◆ **GIVEN INSTRUCTION**
Return every line below as is, leaving out the pictures.

** Start of INFORMATION SHOWN **

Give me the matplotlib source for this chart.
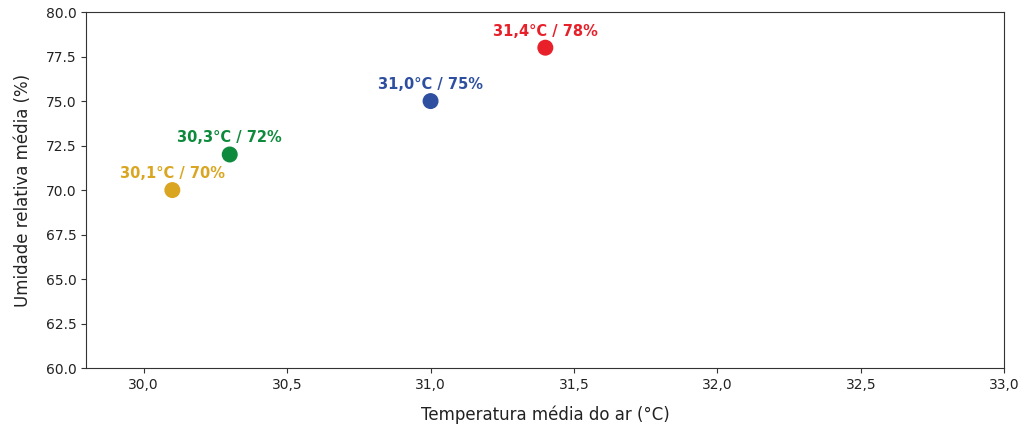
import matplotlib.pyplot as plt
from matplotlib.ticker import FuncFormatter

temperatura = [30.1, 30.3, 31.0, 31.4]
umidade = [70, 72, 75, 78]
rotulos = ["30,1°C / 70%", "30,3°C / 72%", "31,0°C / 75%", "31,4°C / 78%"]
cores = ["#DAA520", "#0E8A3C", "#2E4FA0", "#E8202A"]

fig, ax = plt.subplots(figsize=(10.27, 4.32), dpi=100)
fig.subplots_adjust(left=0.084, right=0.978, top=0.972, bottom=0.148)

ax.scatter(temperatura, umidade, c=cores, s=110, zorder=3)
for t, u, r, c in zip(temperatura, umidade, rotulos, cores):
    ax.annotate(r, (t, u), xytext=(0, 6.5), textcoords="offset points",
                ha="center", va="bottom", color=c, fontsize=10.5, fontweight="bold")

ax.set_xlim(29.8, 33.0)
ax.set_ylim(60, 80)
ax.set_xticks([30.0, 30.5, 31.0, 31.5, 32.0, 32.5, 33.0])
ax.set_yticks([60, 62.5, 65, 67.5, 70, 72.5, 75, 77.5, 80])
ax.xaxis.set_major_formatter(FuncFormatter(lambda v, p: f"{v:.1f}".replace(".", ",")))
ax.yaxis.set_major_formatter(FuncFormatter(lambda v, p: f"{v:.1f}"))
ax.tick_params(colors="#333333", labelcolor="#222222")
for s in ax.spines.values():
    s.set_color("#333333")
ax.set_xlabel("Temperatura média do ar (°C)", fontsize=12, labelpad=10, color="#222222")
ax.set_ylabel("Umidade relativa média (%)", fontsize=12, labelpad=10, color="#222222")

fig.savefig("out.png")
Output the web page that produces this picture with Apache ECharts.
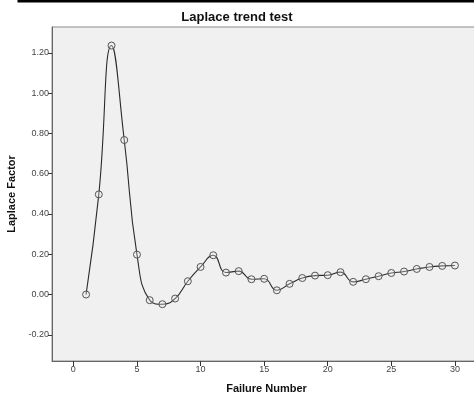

** End of INFORMATION SHOWN **

◆ **RESPONSE**
Give me the matplotlib source for this chart.
import matplotlib.pyplot as plt
from matplotlib.ticker import FuncFormatter

temperatura = [30.1, 30.3, 31.0, 31.4]
umidade = [70, 72, 75, 78]
rotulos = ["30,1°C / 70%", "30,3°C / 72%", "31,0°C / 75%", "31,4°C / 78%"]
cores = ["#DAA520", "#0E8A3C", "#2E4FA0", "#E8202A"]

fig, ax = plt.subplots(figsize=(10.27, 4.32), dpi=100)
fig.subplots_adjust(left=0.084, right=0.978, top=0.972, bottom=0.148)

ax.scatter(temperatura, umidade, c=cores, s=110, zorder=3)
for t, u, r, c in zip(temperatura, umidade, rotulos, cores):
    ax.annotate(r, (t, u), xytext=(0, 6.5), textcoords="offset points",
                ha="center", va="bottom", color=c, fontsize=10.5, fontweight="bold")

ax.set_xlim(29.8, 33.0)
ax.set_ylim(60, 80)
ax.set_xticks([30.0, 30.5, 31.0, 31.5, 32.0, 32.5, 33.0])
ax.set_yticks([60, 62.5, 65, 67.5, 70, 72.5, 75, 77.5, 80])
ax.xaxis.set_major_formatter(FuncFormatter(lambda v, p: f"{v:.1f}".replace(".", ",")))
ax.yaxis.set_major_formatter(FuncFormatter(lambda v, p: f"{v:.1f}"))
ax.tick_params(colors="#333333", labelcolor="#222222")
for s in ax.spines.values():
    s.set_color("#333333")
ax.set_xlabel("Temperatura média do ar (°C)", fontsize=12, labelpad=10, color="#222222")
ax.set_ylabel("Umidade relativa média (%)", fontsize=12, labelpad=10, color="#222222")

fig.savefig("out.png")
Output the web page that produces this picture with Apache ECharts.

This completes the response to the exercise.